Linux Kernel Patch Hints At At 32-Core Support For AMD Zen Chips
New submitter Iamthecheese points to an article which says that a patch published on the Linux Kernel Mailing List indicates that AMD's forthcoming Zen processors will have as many as 32 cores per socket, but notes that while the article's headline says "Confirms," "the article text doesn't bear that out." Still, he writes,
There are hints of such from last year. A leaked patch for the 14 nanometer AMD Zeppelin (Family 17h, Model 00h) reveals support for up to 32 cores. Another blog says pretty much the same thing. We recently discussed an announced 4+8 core AMD chip, but nothing like this.

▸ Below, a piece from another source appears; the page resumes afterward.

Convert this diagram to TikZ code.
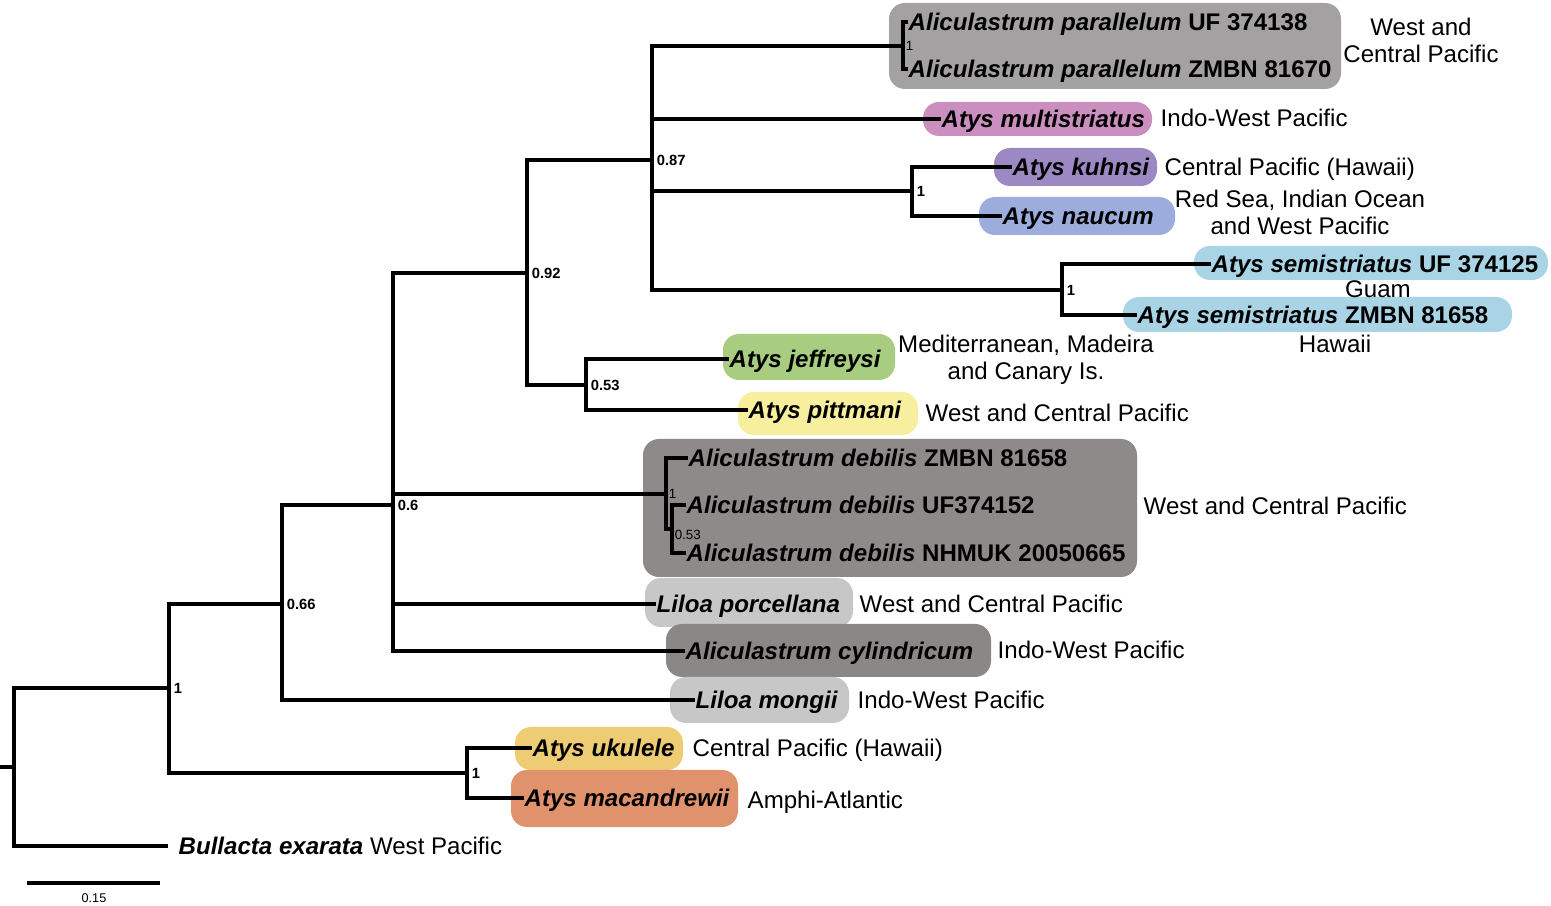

AMD best hope this CPU has some actual guts to it for performance / power efficiency. They haven't had a great CPU since the Duron / Thunderbird days when they were (arguably) the leader on the desktop.
Their CPU's have gotten progressively worse compared to intel, to a point where it's pretty much complete folly to go AMD at this point, which is a big shame.
Let's hope they close the gap significantly, very significantly. They've almost always been behind, even if it's only slightly (yet had to hugely undercut prices)
At their current rate, I do not see them lasting a hell of a lot longer. So this one better be the one for a couple of years.
Zen is (according to AMD, so I guess it is optimistic) is supposed to bring 40% improvement in instructions per clock. That would put it around Sandy Bridge level. They would have to pull off 100% improvement to be competitive at high levels once again.